Take the material below and extract the lines from the one with "Output the Python" through the one with "marker=dict(color=colors[y], line=dict(width=0))))", word for word, without pictures.
### Supplied material
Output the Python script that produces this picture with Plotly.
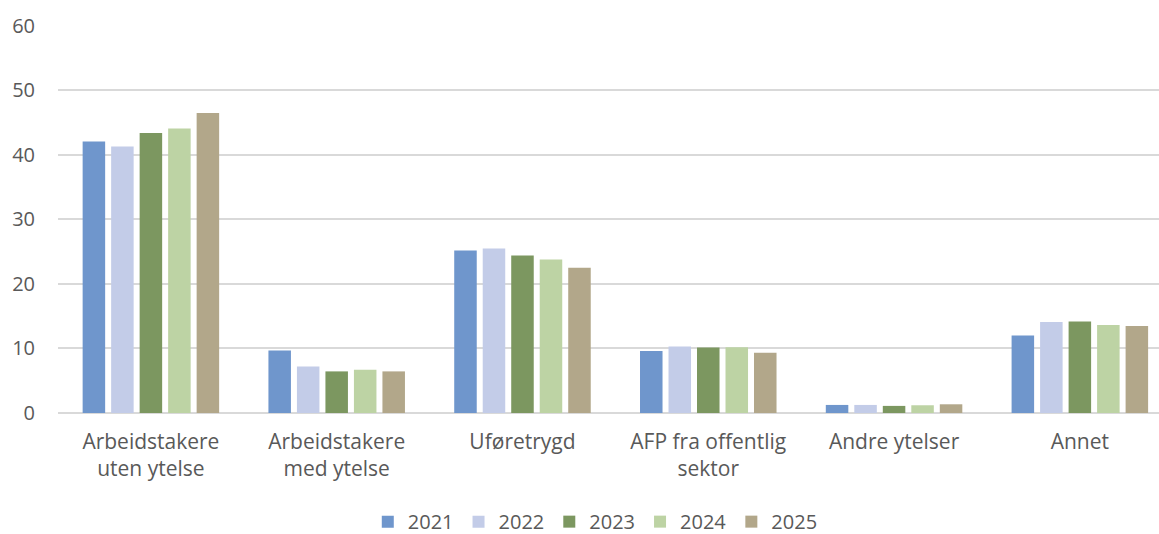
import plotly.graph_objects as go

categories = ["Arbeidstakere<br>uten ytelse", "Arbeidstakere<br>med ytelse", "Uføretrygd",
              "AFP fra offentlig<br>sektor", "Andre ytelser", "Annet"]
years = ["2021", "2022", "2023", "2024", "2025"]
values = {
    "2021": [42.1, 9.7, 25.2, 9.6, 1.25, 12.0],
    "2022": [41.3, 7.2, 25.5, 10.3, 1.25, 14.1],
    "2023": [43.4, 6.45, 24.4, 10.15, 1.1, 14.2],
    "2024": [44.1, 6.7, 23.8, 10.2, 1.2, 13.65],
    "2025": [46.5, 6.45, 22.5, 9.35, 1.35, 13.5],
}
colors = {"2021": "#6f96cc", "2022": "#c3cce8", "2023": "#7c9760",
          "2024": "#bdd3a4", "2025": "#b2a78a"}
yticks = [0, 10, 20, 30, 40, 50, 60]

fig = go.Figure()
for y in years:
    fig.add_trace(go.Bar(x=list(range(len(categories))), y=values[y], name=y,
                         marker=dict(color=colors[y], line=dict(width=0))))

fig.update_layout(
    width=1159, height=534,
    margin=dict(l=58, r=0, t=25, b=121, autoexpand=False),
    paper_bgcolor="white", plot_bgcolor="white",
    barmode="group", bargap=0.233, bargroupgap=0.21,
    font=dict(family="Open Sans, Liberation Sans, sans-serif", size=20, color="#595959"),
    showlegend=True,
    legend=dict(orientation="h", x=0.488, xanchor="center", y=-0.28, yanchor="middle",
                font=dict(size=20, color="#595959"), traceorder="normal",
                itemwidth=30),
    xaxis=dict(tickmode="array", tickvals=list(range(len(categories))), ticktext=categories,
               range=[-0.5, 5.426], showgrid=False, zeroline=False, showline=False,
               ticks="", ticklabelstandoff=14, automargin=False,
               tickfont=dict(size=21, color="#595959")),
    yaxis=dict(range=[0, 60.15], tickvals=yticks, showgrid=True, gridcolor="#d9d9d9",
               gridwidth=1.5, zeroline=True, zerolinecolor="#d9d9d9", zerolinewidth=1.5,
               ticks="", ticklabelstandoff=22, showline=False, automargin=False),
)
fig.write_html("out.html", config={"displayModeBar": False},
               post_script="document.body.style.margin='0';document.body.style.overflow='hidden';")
######
### Supplied material
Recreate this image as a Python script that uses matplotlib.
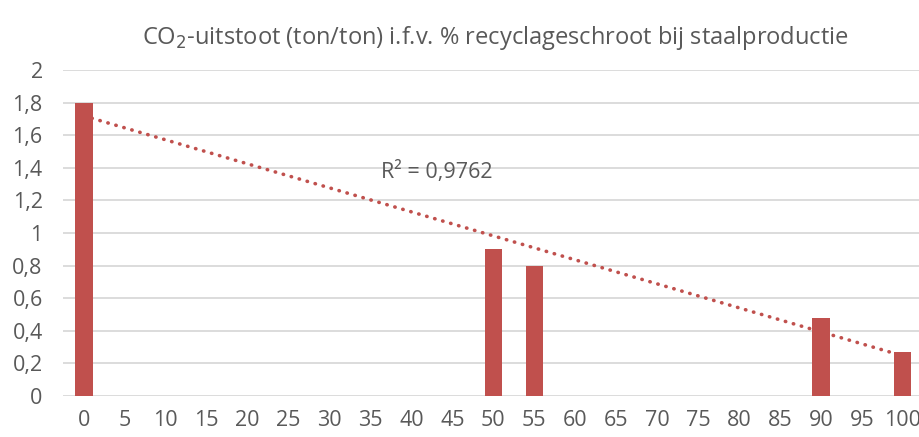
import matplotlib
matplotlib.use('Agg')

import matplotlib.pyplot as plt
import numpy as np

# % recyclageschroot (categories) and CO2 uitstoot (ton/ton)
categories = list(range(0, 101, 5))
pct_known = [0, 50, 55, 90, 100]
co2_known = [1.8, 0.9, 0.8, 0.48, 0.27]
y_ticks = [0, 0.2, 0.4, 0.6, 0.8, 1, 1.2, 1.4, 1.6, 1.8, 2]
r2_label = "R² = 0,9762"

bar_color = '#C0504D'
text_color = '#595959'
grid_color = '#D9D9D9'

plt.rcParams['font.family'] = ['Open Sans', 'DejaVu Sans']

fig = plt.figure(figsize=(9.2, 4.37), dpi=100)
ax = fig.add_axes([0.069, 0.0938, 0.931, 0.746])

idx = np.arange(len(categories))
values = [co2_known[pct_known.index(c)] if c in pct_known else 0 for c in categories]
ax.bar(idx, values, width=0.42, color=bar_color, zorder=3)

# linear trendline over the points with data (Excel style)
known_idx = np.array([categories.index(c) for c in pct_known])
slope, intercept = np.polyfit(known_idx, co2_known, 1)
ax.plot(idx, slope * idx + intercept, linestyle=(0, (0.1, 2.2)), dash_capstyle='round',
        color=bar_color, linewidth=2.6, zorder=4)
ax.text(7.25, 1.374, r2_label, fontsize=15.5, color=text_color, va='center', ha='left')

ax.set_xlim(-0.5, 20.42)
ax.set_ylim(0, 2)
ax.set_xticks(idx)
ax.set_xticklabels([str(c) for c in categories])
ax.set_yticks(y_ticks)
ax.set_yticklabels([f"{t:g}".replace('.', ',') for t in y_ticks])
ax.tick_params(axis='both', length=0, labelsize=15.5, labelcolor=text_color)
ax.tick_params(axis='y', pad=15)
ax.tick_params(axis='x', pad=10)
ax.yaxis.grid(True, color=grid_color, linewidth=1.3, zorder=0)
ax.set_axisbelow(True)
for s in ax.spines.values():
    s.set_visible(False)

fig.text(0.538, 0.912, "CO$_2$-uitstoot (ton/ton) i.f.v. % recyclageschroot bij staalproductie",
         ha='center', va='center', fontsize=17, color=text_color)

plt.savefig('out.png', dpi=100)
######
The output
Output the Python script that produces this picture with Plotly.
import plotly.graph_objects as go

categories = ["Arbeidstakere<br>uten ytelse", "Arbeidstakere<br>med ytelse", "Uføretrygd",
              "AFP fra offentlig<br>sektor", "Andre ytelser", "Annet"]
years = ["2021", "2022", "2023", "2024", "2025"]
values = {
    "2021": [42.1, 9.7, 25.2, 9.6, 1.25, 12.0],
    "2022": [41.3, 7.2, 25.5, 10.3, 1.25, 14.1],
    "2023": [43.4, 6.45, 24.4, 10.15, 1.1, 14.2],
    "2024": [44.1, 6.7, 23.8, 10.2, 1.2, 13.65],
    "2025": [46.5, 6.45, 22.5, 9.35, 1.35, 13.5],
}
colors = {"2021": "#6f96cc", "2022": "#c3cce8", "2023": "#7c9760",
          "2024": "#bdd3a4", "2025": "#b2a78a"}
yticks = [0, 10, 20, 30, 40, 50, 60]

fig = go.Figure()
for y in years:
    fig.add_trace(go.Bar(x=list(range(len(categories))), y=values[y], name=y,
                         marker=dict(color=colors[y], line=dict(width=0))))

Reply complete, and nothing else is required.